Dual-degree students complete core requirements for both the BFA and MA programs, and can take 2–4 graduate level courses that can be counted for both degrees.
The following graduate-level courses can apply to both degrees because they can be double-counted as unrestricted electives in the undergraduate BFA program:
ARTED-GE 2015 – Race, Education and the Politics of Visual Representation
ARTED-GE 2277 – Media Literacy & Visual Culture: Teaching Art in a Digital Age
ART-GE 2972 – Interdisciplinary Grad Projects: Art in Dialogue
TCHL-GE 2010 – Inquiries into Teaching & Learning
ARTED-GE 2081 – Special Education: Disabilities Studies and Contemporary Art
These classes can be taken during junior or senior years but there is flexibility in the total number of courses and credits achieved before entering the 5th year of the degree.
A minimum of 2 courses (6 credits) should be taken as an undergraduate student: ‘ARTED-GE 2015 Race, Education, and the Politics of Visual Representation’ and TCHL-GE 2010 Inquiries into Teaching & Learning. Graduate-level classes that include required fieldwork experiences in schools for Initial Certification requirements are taken in the fifth year of the degree.

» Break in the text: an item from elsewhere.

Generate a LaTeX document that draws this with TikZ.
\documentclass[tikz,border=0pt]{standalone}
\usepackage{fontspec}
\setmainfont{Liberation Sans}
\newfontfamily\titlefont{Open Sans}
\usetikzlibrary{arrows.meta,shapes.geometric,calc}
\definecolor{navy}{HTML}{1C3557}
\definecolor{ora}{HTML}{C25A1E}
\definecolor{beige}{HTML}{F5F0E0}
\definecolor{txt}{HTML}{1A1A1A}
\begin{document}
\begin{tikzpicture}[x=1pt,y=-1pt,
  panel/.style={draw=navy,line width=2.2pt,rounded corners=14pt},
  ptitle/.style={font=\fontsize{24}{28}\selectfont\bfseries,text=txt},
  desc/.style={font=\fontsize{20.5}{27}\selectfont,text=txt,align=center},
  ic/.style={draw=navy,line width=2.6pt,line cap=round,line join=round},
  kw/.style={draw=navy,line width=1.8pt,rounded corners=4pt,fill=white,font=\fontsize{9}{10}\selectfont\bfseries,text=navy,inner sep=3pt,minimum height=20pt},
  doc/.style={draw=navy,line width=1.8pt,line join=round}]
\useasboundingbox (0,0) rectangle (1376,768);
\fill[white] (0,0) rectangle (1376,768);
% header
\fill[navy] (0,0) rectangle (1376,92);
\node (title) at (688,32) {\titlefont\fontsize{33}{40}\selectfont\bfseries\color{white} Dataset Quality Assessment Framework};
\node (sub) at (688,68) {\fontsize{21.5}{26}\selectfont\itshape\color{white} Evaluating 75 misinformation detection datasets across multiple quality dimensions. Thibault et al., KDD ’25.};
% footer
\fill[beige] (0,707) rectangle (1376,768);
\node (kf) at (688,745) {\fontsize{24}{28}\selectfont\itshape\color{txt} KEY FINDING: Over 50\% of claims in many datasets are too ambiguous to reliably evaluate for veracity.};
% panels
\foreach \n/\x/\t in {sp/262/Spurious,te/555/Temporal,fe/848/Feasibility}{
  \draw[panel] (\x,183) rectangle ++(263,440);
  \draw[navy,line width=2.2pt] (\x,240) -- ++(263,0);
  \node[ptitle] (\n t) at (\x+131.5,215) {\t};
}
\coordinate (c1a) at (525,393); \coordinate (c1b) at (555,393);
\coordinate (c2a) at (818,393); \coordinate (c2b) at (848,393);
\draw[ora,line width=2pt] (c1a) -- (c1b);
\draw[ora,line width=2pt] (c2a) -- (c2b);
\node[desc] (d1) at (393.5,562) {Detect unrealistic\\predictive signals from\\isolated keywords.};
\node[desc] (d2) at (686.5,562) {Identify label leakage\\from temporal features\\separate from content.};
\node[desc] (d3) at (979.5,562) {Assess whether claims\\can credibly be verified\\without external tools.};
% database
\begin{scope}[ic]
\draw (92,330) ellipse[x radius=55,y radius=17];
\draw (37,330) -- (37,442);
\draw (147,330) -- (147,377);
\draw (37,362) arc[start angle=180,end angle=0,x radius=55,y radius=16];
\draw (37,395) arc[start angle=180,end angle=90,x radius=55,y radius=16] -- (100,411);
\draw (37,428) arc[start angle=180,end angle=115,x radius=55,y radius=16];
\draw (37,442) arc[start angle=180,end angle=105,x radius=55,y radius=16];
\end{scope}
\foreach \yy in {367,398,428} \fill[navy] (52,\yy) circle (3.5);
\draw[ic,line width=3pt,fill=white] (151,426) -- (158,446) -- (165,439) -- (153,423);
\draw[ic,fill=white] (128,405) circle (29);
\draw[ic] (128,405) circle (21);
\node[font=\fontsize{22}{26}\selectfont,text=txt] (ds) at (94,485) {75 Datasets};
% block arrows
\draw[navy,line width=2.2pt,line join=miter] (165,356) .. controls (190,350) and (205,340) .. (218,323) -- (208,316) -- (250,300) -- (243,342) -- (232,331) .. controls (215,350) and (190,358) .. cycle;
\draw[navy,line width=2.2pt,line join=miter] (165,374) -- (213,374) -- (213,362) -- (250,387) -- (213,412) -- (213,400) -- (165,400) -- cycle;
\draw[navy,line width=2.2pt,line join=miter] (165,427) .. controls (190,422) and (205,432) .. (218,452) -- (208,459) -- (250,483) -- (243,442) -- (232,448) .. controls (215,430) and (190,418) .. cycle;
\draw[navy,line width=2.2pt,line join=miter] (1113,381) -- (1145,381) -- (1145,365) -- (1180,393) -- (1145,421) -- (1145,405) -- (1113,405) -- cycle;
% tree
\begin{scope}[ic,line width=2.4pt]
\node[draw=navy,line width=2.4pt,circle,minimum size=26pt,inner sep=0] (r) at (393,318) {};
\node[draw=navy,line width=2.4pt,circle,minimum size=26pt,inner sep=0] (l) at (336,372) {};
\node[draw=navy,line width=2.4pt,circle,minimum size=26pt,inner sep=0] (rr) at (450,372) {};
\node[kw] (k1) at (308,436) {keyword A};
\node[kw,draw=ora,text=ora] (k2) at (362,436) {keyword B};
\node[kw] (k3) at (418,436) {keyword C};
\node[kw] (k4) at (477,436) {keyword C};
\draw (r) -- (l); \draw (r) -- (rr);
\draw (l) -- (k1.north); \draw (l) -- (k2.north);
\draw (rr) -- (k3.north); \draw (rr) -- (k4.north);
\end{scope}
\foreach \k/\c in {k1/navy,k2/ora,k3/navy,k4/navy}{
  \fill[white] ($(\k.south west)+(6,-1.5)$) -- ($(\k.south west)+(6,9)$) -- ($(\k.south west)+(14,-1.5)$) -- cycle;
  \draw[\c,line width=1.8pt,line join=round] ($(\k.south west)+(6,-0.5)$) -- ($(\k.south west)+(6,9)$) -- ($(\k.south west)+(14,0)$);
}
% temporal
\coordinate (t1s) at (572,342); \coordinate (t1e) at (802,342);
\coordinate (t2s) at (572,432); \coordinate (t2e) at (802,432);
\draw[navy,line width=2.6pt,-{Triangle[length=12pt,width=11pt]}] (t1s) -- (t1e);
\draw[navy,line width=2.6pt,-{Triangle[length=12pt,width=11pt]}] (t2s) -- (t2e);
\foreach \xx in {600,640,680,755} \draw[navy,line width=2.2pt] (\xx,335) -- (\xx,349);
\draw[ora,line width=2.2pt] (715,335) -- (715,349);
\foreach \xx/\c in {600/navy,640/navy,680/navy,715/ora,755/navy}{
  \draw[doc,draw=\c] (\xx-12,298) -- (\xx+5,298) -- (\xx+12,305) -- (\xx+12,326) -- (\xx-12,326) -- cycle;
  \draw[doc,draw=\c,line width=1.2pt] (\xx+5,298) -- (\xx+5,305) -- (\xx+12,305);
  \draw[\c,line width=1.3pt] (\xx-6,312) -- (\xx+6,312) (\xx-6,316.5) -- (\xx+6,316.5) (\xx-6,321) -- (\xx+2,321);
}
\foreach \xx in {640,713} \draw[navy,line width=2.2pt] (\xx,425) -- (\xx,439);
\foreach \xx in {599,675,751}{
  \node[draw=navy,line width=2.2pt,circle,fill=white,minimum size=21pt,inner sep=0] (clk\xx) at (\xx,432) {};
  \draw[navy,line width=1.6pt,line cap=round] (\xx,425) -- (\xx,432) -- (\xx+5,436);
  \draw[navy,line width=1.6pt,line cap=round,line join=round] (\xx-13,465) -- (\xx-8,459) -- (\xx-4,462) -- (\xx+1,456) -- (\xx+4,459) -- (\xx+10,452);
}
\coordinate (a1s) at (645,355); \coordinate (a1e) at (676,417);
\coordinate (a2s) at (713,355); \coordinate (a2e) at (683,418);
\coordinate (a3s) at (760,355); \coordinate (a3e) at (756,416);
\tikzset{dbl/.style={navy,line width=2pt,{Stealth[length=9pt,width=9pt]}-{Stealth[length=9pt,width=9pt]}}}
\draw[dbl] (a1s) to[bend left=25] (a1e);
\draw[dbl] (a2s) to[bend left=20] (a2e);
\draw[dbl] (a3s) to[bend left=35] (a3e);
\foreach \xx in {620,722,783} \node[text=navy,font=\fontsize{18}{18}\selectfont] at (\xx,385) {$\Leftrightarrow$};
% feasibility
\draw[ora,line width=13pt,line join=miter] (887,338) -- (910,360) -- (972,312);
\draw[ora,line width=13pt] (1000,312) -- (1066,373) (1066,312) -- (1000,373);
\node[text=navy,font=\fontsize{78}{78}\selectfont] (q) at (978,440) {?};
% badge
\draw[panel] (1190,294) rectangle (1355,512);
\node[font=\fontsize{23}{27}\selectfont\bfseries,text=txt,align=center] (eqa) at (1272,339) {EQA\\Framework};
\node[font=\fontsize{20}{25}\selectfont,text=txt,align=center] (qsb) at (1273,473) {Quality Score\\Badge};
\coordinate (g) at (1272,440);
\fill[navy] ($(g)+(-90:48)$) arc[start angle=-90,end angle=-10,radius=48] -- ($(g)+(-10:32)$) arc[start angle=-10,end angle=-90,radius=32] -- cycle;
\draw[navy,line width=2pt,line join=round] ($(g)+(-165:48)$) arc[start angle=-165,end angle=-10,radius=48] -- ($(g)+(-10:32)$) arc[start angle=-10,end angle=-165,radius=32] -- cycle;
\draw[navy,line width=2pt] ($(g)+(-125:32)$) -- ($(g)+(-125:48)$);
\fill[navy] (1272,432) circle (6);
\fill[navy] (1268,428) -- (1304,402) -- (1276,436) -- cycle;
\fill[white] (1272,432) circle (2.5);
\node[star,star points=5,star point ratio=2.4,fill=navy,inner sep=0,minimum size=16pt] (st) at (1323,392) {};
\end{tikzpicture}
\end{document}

BFA students should discuss how many graduate-level classes they are able to take during their undergraduate degree with their academic advisor.
MA Program of Study
FALL Classes Available for Junior and/or Senior Year Undergraduates
Race, Education, and the Politics of Visual Representation (3 credits) -- this course is a prerequisite for the Dual Degree program
Interdisciplinary Studio (3 credits)
SPRING Classes Available for Junior and/or Senior Year Undergraduates
Inquiries into Teaching & Learning (3 credits)
This course is a prerequisite for the Dual Degree program and is offered in Fall and Spring semesters
Media Literacy & Visual Culture: Teaching Art in a Digital Age (3 credits)
Fifth Year Graduate Courses
Students must take these courses, and any other MA courses listed above not completed during their junior/senior undergraduate years for a total of 30 graduate credits.
Social Justice Education through Contemporary Art: Elementary Teaching (4 credits)
Course includes Elementary Learning Partner Fieldwork in a school
Special Education: Disabilities Studies and Contemporary Art (3 credits)
Drug & Alcohol Ed/Child Abuse Identification/Violence Prevention (0 credits)
We also encourage students to take required NY Certification tests for Initial Certification, Visual Art.
Winter Semester/January Term
Student Teaching Seminar: Elementary (2 credits)
Course includes Elementary Student Teaching Fieldwork in a school
Social Justice Education through Contemporary Art: Secondary Teaching (4 credits)
Course includes Secondary Learning Partner Fieldwork teaching Visionary Studios: Saturday Workshop
Visionary Studios: Saturday Workshop (0 Credits)
Student Teaching Seminar: Secondary (2 credits)
Course includes Secondary Student Teaching Fieldwork in a school
ARTED- GE 2000
Research in Art+Education (2 credits)
Final Project in Art+Education (1 credit)
Note: Students must also complete all required New York state certification tests in order to receive Initial Certification to teach K–12 Visual Art upon completion of the MA degree. Learn more about certification requirements.
Art+Education Program Goals
- Examine the ways that art making and the teaching of art are grounded in power structures situated within social, political, and cultural institutions and history.
- Understand that art and education are forms of knowledge production that allow us to make meaning about the world based on our experiences of race, class, gender, sexuality, and ability; this knowledge can help us represent the world, as well as transform it.
- Design methods for teaching art and enacting artistic interventions that support critical thinking, creative inquiry, and social change inspired by contemporary approaches to art making, analyzing works of historical and current art, and social activism.
- Demonstrate the ability to be reflective practitioners and effective researchers who understand that theory informs practice and practice must be theorized.
- Empower persuasive cultural advocates and community leaders able to articulate the importance of art in schools, institutions, and society at large.